A wide range of fluoride concentrations in the drinking water was found, spanning from 0.3 mg/L to 15.5 mg/L. To put this into context, the typical low level of fluoride in most high-income countries (including where it is added to prevent tooth decay) is 0.7 mg/L and the World Health Organization recommends that drinking water should not contain a fluoride concentration any higher than 1.5 mg/L. This means that shockingly, some people were ingesting ten times the recommended amount of fluoride. This was represented in urine samples from the participants which showed an unusually high concentration (up to 39.5 mg/L) of fluoride, suggesting a significant amount of fluoride is also retained in the bone.

The team used a non-invasive, portable ultrasound method to measure the bone density of the population in the first study of its kind. All the previously mentioned parameters of the bone quality (density, collagen and microstructure) affect the speed of sound (SOS) measurement. Because there was previously no existing research on using ultrasound and SOS to measure the bone quality in groups with varying levels of exposure to fluoride, Dr Godebo aimed to investigate how useful and applicable it could be in real-world situations.

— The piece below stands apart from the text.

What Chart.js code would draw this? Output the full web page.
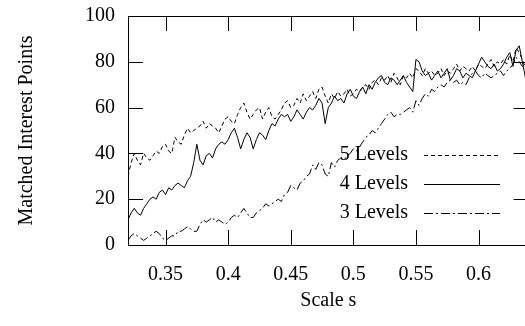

Before beginning the experiment, Dr Godebo hypothesised that SOS would increase as bone density increased due to fluoride exposure. This is because the X-ray diagnosis technique that is used in countries where skeletal fluorosis is common tends to detect increased bone density (osteosclerosis) in these patients.

Bone with osteoperosis

An Unexpected Finding

Dr Godebo measured the SOS in a type of bone tissue called cortical bone, which is a protective, dense outer surface layer of tissue that surrounds the internal cavity. It comprises nearly 80% of the skeleton and is dense and solid, making it a good target for measuring bone quality and strength. They tested the tibia in the lower leg, the radius in the forearm and phalanx in the fingers (see illustration above titled ‘Bone with osteoperosis’.

Intriguingly, Dr Godebo discovered that his initial hypothesis was incorrect and that higher fluoride exposure in fact decreased SOS measurements in all three of the cortical bone sites. This suggests that because ultrasound measurements are able to measure and characterise the overall quality and inner properties of the bone, these decreased measurements actually indicate the deterioration of the bone. According to Dr Godebo, this reveals that the physical effects of excessive fluoride exposure are complex and diverse, as is bone quality.

Most importantly, it was found that individuals sourcing their drinking water from community wells with elevated levels of fluoride had significantly lower bone quality compared to those from communities with low fluoride levels. Dr Godebo’s work has shown that this fluoride-induced bone deterioration can be confirmed and quantified in rural settings, outside of medical establishments. X-ray techniques are relatively expensive, they expose patients to potentially dangerous radiation, and are difficult or even impossible to use in remote settings. In comparison, Dr Godebo’s ultrasound method is portable, low-cost and effective. As such, the method would be useful for a widespread assessment of how fluoride and other environmental contaminants may harm bone health at the population level. However, it will be important to test the feasibility of this as a diagnostic method through additional research in clinical settings and other locations.

Dr Godebo’s research is a vital component of understanding how fluoride impacts the health and lives of people who have little control over their water source and how this might be investigated in the future. Furthermore, this work and methods have the potential to be applied to other environmental contaminants as well as other induced bone disorders.